This cake is from Les Dimanches de Joêl Robuchon which presumably contain a few of the celebrated chef’s favorite recipes. We had a glut of pears this year and to be honest, they were not that great. I’d feel forlorn looking at them day after day, as some would develop black spots and end up tossed in the trash bin.
Then I read this recipe, which caramelizes the pears prior to incorporating them in the cake batter. Perfect technique to rescue mediocre pears.
This cake is a treat to eat; it has a soft and delicate crumb. The kitchen filled with a delightful caramel aroma while it was baking.
- 2 lbs of pears ( 1 kg) (about 6 pears)
- 3 sticks unsalted butter, room temperature (350 g)
- 1 3/4 cup sifted flour (250 g)
- 1 3/4 cup powdered sugar (250 g)
- 4 large eggs, room temperature
- 1 tsp baking powder
- 1/4 cup of honey (50 g)
- dash salt
- 1 tsp pear brandy (or another type of brandy)
- Grease a long cake mold, place a piece of baking paper in it and store in the fridge.
- Peel and dice the pears (1/2 ” bits) and place in a bowl; melt 4 tbsp of butter in a large skillet and pan-fry the pears over medium-low heat for about 8 minutes; add the honey and stir gently for a few minutes until the pears are golden and caramelized.

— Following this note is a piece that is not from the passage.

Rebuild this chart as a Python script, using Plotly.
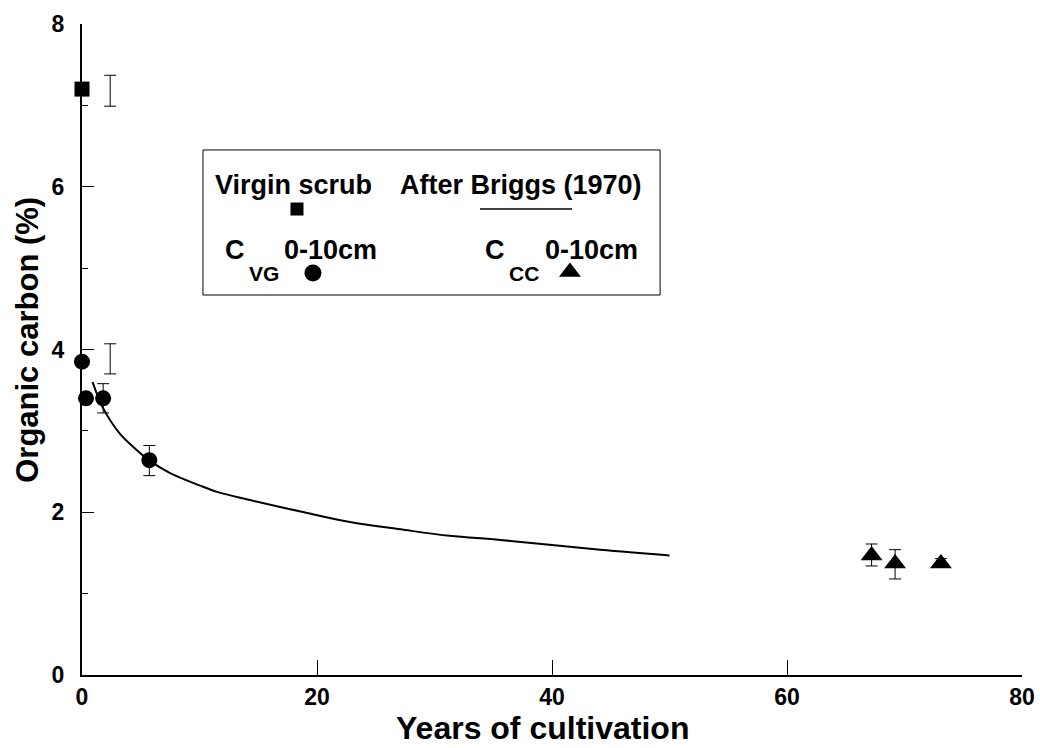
import plotly.graph_objects as go

# ---------------- data ----------------
scrub_x = [0.0]
scrub_y = [7.2]

vg_x = [0.0, 0.34, 1.8, 5.73]
vg_y = [3.85, 3.40, 3.40, 2.64]
vg_err_plus = [0.0, 0.0, 0.18, 0.18]
vg_err_minus = [0.0, 0.0, 0.18, 0.19]

cc_x = [67.2, 69.2, 73.1]
cc_y = [1.47, 1.37, 1.37]
cc_err_plus = [0.14, 0.17, 0.06]
cc_err_minus = [0.13, 0.19, 0.0]

# stand-alone error bars drawn beside the x=0 points
sep_err_x = [2.4, 2.4]
sep_err_y = [7.18, 3.885]
sep_err = [0.19, 0.185]

# Briggs (1970) curve
briggs_x = [0.9, 1.8, 3.2, 4.7, 5.7, 7.5, 10.0, 11.5, 14.3, 18.6, 22.8, 27.1, 31.3, 35.6, 44.1, 50.0]
briggs_y = [3.60, 3.28, 2.97, 2.76, 2.64, 2.48, 2.33, 2.25, 2.15, 2.01, 1.88, 1.79, 1.71, 1.66, 1.54, 1.47]

x_ticks = [0, 20, 40, 60, 80]
y_ticks = [0, 2, 4, 6, 8]

FONT = "Liberation Sans"
BLACK = "#000000"

fig = go.Figure()

fig.add_trace(go.Scatter(x=briggs_x, y=briggs_y, mode="lines",
                         line=dict(color=BLACK, width=2, shape="spline"),
                         showlegend=False, hoverinfo="skip"))

fig.add_trace(go.Scatter(x=sep_err_x, y=sep_err_y, mode="markers",
                         marker=dict(size=1, opacity=0),
                         error_y=dict(type="data", array=sep_err, color=BLACK,
                                      thickness=1, width=6),
                         showlegend=False, cliponaxis=False))

fig.add_trace(go.Scatter(x=scrub_x, y=scrub_y, mode="markers",
                         marker=dict(symbol="square", size=15, color=BLACK),
                         showlegend=False, cliponaxis=False))

fig.add_trace(go.Scatter(x=vg_x, y=vg_y, mode="markers",
                         marker=dict(symbol="circle", size=16, color=BLACK),
                         error_y=dict(type="data", symmetric=False,
                                      array=vg_err_plus, arrayminus=vg_err_minus,
                                      color=BLACK, thickness=1, width=6),
                         showlegend=False, cliponaxis=False))

fig.add_trace(go.Scatter(x=cc_x, y=cc_y, mode="markers",
                         marker=dict(symbol="triangle-up", size=19, color=BLACK),
                         error_y=dict(type="data", symmetric=False,
                                      array=cc_err_plus, arrayminus=cc_err_minus,
                                      color=BLACK, thickness=1, width=6),
                         showlegend=False, cliponaxis=False))

# legend key symbols on an invisible overlay axis (0..1 = plot area)
key_x = [0.2287, 0.2457, 0.5191]
key_y = [0.7158, 0.6175, 0.619]
key_sym = ["square", "circle", "triangle-up"]
key_size = [13, 17, 19]
fig.add_trace(go.Scatter(x=key_x, y=key_y, mode="markers", xaxis="x2", yaxis="y2",
                         marker=dict(symbol=key_sym, size=key_size, color=BLACK,
                                     opacity=1, line=dict(width=0)),
                         showlegend=False, hoverinfo="skip"))

tickfont = dict(family=FONT, size=23, color=BLACK)

fig.update_layout(
    width=1040, height=748,
    margin=dict(l=82, r=18, t=24, b=73, autoexpand=False),
    paper_bgcolor="white", plot_bgcolor="white",
    showlegend=False,
    xaxis=dict(range=[0, 80], tickvals=x_ticks,
               ticktext=[f"<b>{v}</b>" for v in x_ticks],
               ticks="inside", ticklen=15,
               tickwidth=1, tickcolor=BLACK, showline=True, linecolor=BLACK,
               linewidth=2, showgrid=False, zeroline=False, tickfont=tickfont,
               ticklabelstandoff=0),
    yaxis=dict(range=[0, 8], tickvals=y_ticks,
               ticktext=[f"<b>{v}</b>" for v in y_ticks],
               ticks="inside", ticklen=12,
               tickwidth=1, tickcolor=BLACK, showline=True, linecolor=BLACK,
               linewidth=2, showgrid=False, zeroline=False, tickfont=tickfont,
               ticklabelstandoff=11,
               minor=dict(tickvals=[1, 3, 5, 7], ticks="inside", ticklen=6,
                          tickwidth=1, tickcolor=BLACK)),
    xaxis2=dict(range=[0, 1], overlaying="x", visible=False, fixedrange=True),
    yaxis2=dict(range=[0, 1], overlaying="y", visible=False, fixedrange=True),
)

# legend box and curve sample
fig.add_shape(type="rect", xref="paper", yref="paper", layer="below",
              x0=0.1287, x1=0.615, y0=0.5837, y1=0.8065,
              line=dict(color=BLACK, width=1), fillcolor="rgba(0,0,0,0)")
fig.add_shape(type="line", xref="paper", yref="paper",
              x0=0.4234, x1=0.5213, y0=0.7158, y1=0.7158,
              line=dict(color=BLACK, width=1.5))

def ann(text, x, y, size, xanchor="left", angle=0, yanchor="middle"):
    fig.add_annotation(text=f"<b>{text}</b>", x=x, y=y, xref="paper", yref="paper",
                       xanchor=xanchor, yanchor=yanchor, showarrow=False,
                       textangle=angle,
                       font=dict(family=FONT, size=size, color=BLACK))

ann("Virgin scrub", 0.1394, 0.7527, 27)
ann("After Briggs (1970)", 0.3362, 0.7527, 27)
ann("C", 0.150, 0.6528, 27)
ann("VG", 0.1755, 0.6175, 21)
ann("0-10cm", 0.2128, 0.6528, 27)
ann("C", 0.4266, 0.6528, 27)
ann("CC", 0.4521, 0.6175, 21)
ann("0-10cm", 0.4904, 0.6528, 27)

ann("Years of cultivation", 0.4904, -0.1118, 32, xanchor="center", yanchor="bottom")
ann("Organic carbon (%)", -0.0574, 0.515, 31, xanchor="center", angle=-90)

fig.write_html("out.html", config={"displayModeBar": False},
               post_script="document.body.style.margin='0';document.body.style.padding='0';")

Turn off the heat and set them in the fridge to cool quickly (drain the extra fat first).
- In a mixing bowl, place the butter and cream it for two minutes; add the powdered sugar and cream the mixture for a few minutes until it gets lighter in color and very creamy in texture. Add the eggs, one at a time and beat; if the batter looks a bit curdled at the end, that’s not a problem; add the flour, salt and baking powder and mix till the cake batter is smooth and well combined. Transfer to a bowl and fold the caramelized pears in. Pour into the cake pan and bake in a preheated 350F oven for about 40 minutes or until a toothpick inserted in the cake comes out dry. Cool for 10 minutes and flip the cake onto a serving dish.